◆ **Goal of the exercise**
Write the listing below out again exactly, dropping the images.

◆ **Supplied data**
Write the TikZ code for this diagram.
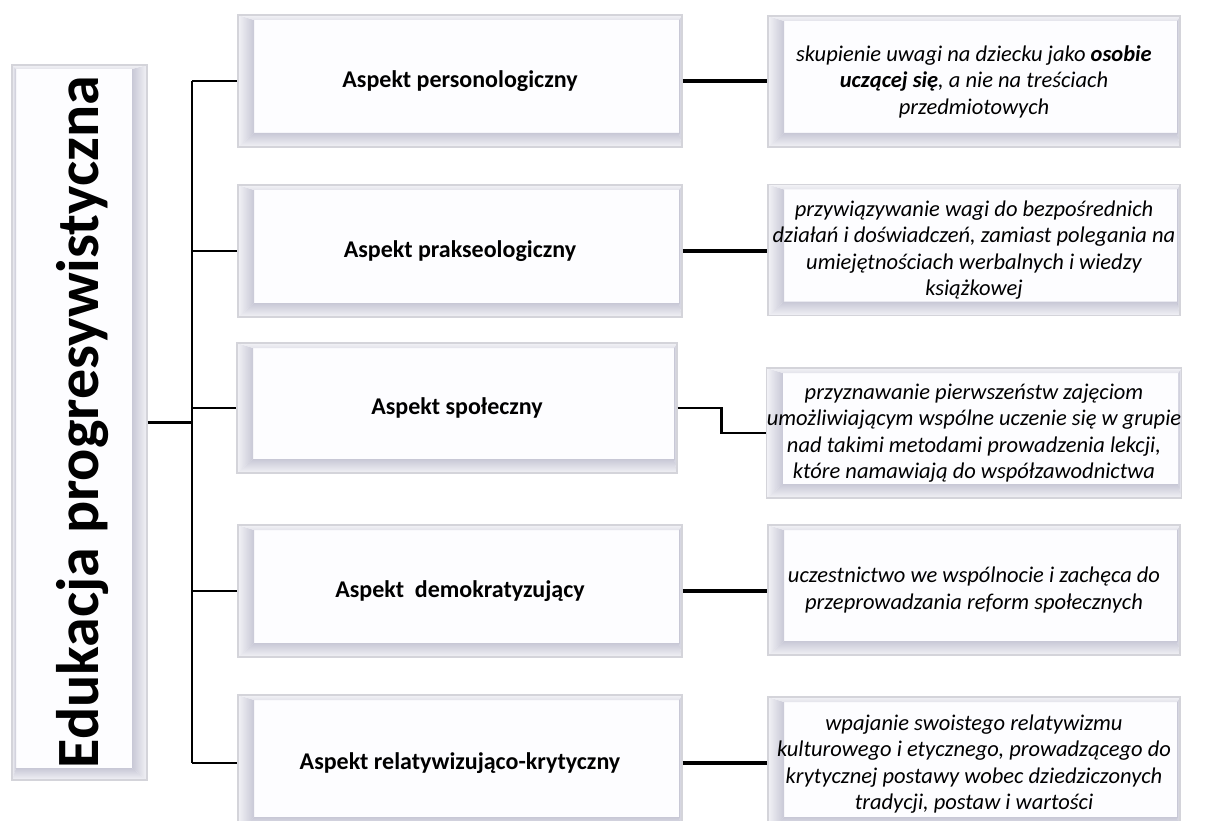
\documentclass[tikz,border=0pt]{standalone}
\usepackage{fontspec}
\setmainfont{Carlito}
\usetikzlibrary{calc}
\definecolor{frame}{HTML}{D4D4DA}
\definecolor{inner}{HTML}{FDFDFF}
\definecolor{banddark}{HTML}{C8C8D6}
\definecolor{bandlight}{HTML}{F2F2F6}
\tikzset{
  bevel/.style n args={4}{rectangle, draw=frame, line width=1.2pt, fill=inner, inner sep=0pt, align=center,
    path picture={
      \path (path picture bounding box.north west) coordinate (pNW)
            (path picture bounding box.north east) coordinate (pNE)
            (path picture bounding box.south west) coordinate (pSW)
            (path picture bounding box.south east) coordinate (pSE);
      \path ($(pNW)+(#1pt,-#2pt)$) coordinate (iNW)
            ($(pNE)+(-#3pt,-#2pt)$) coordinate (iNE)
            ($(pSW)+(#1pt,#4pt)$) coordinate (iSW)
            ($(pSE)+(-#3pt,#4pt)$) coordinate (iSE);
      \shade[left color=bandlight, right color=banddark] (pNW) -- (iNW) -- (iSW) -- (pSW) -- cycle;
      \shade[top color=banddark, bottom color=bandlight] (pSW) -- (iSW) -- (iSE) -- (pSE) -- cycle;
      \shade[left color=banddark, right color=bandlight] (pSE) -- (iSE) -- (iNE) -- (pNE) -- cycle;
      \shade[top color=bandlight, bottom color=banddark!50!white] (pNE) -- (iNE) -- (iNW) -- (pNW) -- cycle;
    }},
  midbox/.style={bevel={16}{5}{3}{14}, font=\fontsize{24}{28}\selectfont\bfseries},
  descbox/.style={bevel={16}{5}{3}{14}, font=\fontsize{22.5}{26.5}\selectfont\itshape, minimum width=412pt, minimum height=131pt},
  titlebox/.style={bevel={4}{4}{15}{12}},
  titletext/.style={rotate=90, anchor=base, font=\fontsize{60}{66}\selectfont\bfseries},
  thinline/.style={line width=2.6pt},
  thickline/.style={line width=4pt}
}
\begin{document}
\begin{tikzpicture}[x=1pt, y=-1pt]
\useasboundingbox[fill=white] (0,0) rectangle (1218,821);
% title
\node[titlebox, minimum width=135pt, minimum height=715pt] (title) at (79.5,422.5) {};
\node[titletext] (titlelabel) at (98,422) {Edukacja progresywistyczna};
% middle boxes
\node[midbox, minimum width=444pt, minimum height=132pt] (b1) at (460,81) {Aspekt personologiczny};
\node[midbox, minimum width=444pt, minimum height=132pt] (b2) at (460,251) {Aspekt prakseologiczny};
\node[midbox, minimum width=440pt, minimum height=130pt] (b3) at (457,408) {Aspekt społeczny};
\node[midbox, minimum width=444pt, minimum height=132pt] (b4) at (460,591) {Aspekt~~demokratyzujący};
\node[midbox, minimum width=444pt, minimum height=136pt] (b5) at (460,763) {Aspekt relatywizująco-krytyczny};
% description boxes
\node[descbox] (r1) at (974,81.5) {skupienie uwagi na dziecku jako \textbf{osobie}\\ \textbf{uczącej się}, a nie na treściach\\ przedmiotowych};
\node[descbox] (r2) at (974,250) {przywiązywanie wagi do bezpośrednich\\ działań i doświadczeń, zamiast polegania na\\ umiejętnościach werbalnych i wiedzy\\ książkowej};
\node[descbox, minimum height=130pt] (r3) at (974,433) {przyznawanie pierwszeństw zajęciom\\ umożliwiającym wspólne uczenie się w grupie\\ nad takimi metodami prowadzenia lekcji,\\ które namawiają do współzawodnictwa};
\node[descbox, minimum height=130pt] (r4) at (974,590) {uczestnictwo we wspólnocie i zachęca do\\ przeprowadzania reform społecznych};
\node[descbox, minimum height=134pt] (r5) at (974,764) {wpajanie swoistego relatywizmu\\ kulturowego i etycznego, prowadzącego do\\ krytycznej postawy wobec dziedziczonych\\ tradycji, postaw i wartości};
% bracket
\coordinate (j) at (192,422.5);
\draw[thinline] (title.east) -- (j);
\draw[thinline] (j |- b1.west) -- (j |- b5.west);
\foreach \b in {b1,b2,b3,b4,b5} \draw[thinline] (j |- \b.west) -- (\b.west);
% right connectors
\draw[thickline] (b1.east) -- (b1.east -| r1.west);
\draw[thickline] (b2.east) -- (b2.east -| r2.west);
\draw[thinline] (b3.east) -- ++(44,0) |- (r3.west);
\draw[thickline] (b4.east) -- (b4.east -| r4.west);
\draw[thickline] (b5.east) -- (b5.east -| r5.west);
\end{tikzpicture}
\end{document}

◆ **Solution for this problem**
Write the TikZ code for this diagram.
\documentclass[tikz,border=0pt]{standalone}
\usepackage{fontspec}
\setmainfont{Carlito}
\usetikzlibrary{calc}
\definecolor{frame}{HTML}{D4D4DA}
\definecolor{inner}{HTML}{FDFDFF}
\definecolor{banddark}{HTML}{C8C8D6}
\definecolor{bandlight}{HTML}{F2F2F6}
\tikzset{
  bevel/.style n args={4}{rectangle, draw=frame, line width=1.2pt, fill=inner, inner sep=0pt, align=center,
    path picture={
      \path (path picture bounding box.north west) coordinate (pNW)
            (path picture bounding box.north east) coordinate (pNE)
            (path picture bounding box.south west) coordinate (pSW)
            (path picture bounding box.south east) coordinate (pSE);
      \path ($(pNW)+(#1pt,-#2pt)$) coordinate (iNW)
            ($(pNE)+(-#3pt,-#2pt)$) coordinate (iNE)
            ($(pSW)+(#1pt,#4pt)$) coordinate (iSW)
            ($(pSE)+(-#3pt,#4pt)$) coordinate (iSE);
      \shade[left color=bandlight, right color=banddark] (pNW) -- (iNW) -- (iSW) -- (pSW) -- cycle;
      \shade[top color=banddark, bottom color=bandlight] (pSW) -- (iSW) -- (iSE) -- (pSE) -- cycle;
      \shade[left color=banddark, right color=bandlight] (pSE) -- (iSE) -- (iNE) -- (pNE) -- cycle;
      \shade[top color=bandlight, bottom color=banddark!50!white] (pNE) -- (iNE) -- (iNW) -- (pNW) -- cycle;
    }},
  midbox/.style={bevel={16}{5}{3}{14}, font=\fontsize{24}{28}\selectfont\bfseries},
  descbox/.style={bevel={16}{5}{3}{14}, font=\fontsize{22.5}{26.5}\selectfont\itshape, minimum width=412pt, minimum height=131pt},
  titlebox/.style={bevel={4}{4}{15}{12}},
  titletext/.style={rotate=90, anchor=base, font=\fontsize{60}{66}\selectfont\bfseries},
  thinline/.style={line width=2.6pt},
  thickline/.style={line width=4pt}
}
\begin{document}
\begin{tikzpicture}[x=1pt, y=-1pt]
\useasboundingbox[fill=white] (0,0) rectangle (1218,821);
% title
\node[titlebox, minimum width=135pt, minimum height=715pt] (title) at (79.5,422.5) {};
\node[titletext] (titlelabel) at (98,422) {Edukacja progresywistyczna};
% middle boxes
\node[midbox, minimum width=444pt, minimum height=132pt] (b1) at (460,81) {Aspekt personologiczny};
\node[midbox, minimum width=444pt, minimum height=132pt] (b2) at (460,251) {Aspekt prakseologiczny};
\node[midbox, minimum width=440pt, minimum height=130pt] (b3) at (457,408) {Aspekt społeczny};
\node[midbox, minimum width=444pt, minimum height=132pt] (b4) at (460,591) {Aspekt~~demokratyzujący};
\node[midbox, minimum width=444pt, minimum height=136pt] (b5) at (460,763) {Aspekt relatywizująco-krytyczny};
% description boxes
\node[descbox] (r1) at (974,81.5) {skupienie uwagi na dziecku jako \textbf{osobie}\\ \textbf{uczącej się}, a nie na treściach\\ przedmiotowych};
\node[descbox] (r2) at (974,250) {przywiązywanie wagi do bezpośrednich\\ działań i doświadczeń, zamiast polegania na\\ umiejętnościach werbalnych i wiedzy\\ książkowej};
\node[descbox, minimum height=130pt] (r3) at (974,433) {przyznawanie pierwszeństw zajęciom\\ umożliwiającym wspólne uczenie się w grupie\\ nad takimi metodami prowadzenia lekcji,\\ które namawiają do współzawodnictwa};
\node[descbox, minimum height=130pt] (r4) at (974,590) {uczestnictwo we wspólnocie i zachęca do\\ przeprowadzania reform społecznych};
\node[descbox, minimum height=134pt] (r5) at (974,764) {wpajanie swoistego relatywizmu\\ kulturowego i etycznego, prowadzącego do\\ krytycznej postawy wobec dziedziczonych\\ tradycji, postaw i wartości};
% bracket
\coordinate (j) at (192,422.5);
\draw[thinline] (title.east) -- (j);
\draw[thinline] (j |- b1.west) -- (j |- b5.west);
\foreach \b in {b1,b2,b3,b4,b5} \draw[thinline] (j |- \b.west) -- (\b.west);
% right connectors
\draw[thickline] (b1.east) -- (b1.east -| r1.west);
\draw[thickline] (b2.east) -- (b2.east -| r2.west);
\draw[thinline] (b3.east) -- ++(44,0) |- (r3.west);
\draw[thickline] (b4.east) -- (b4.east -| r4.west);
\draw[thickline] (b5.east) -- (b5.east -| r5.west);
\end{tikzpicture}
\end{document}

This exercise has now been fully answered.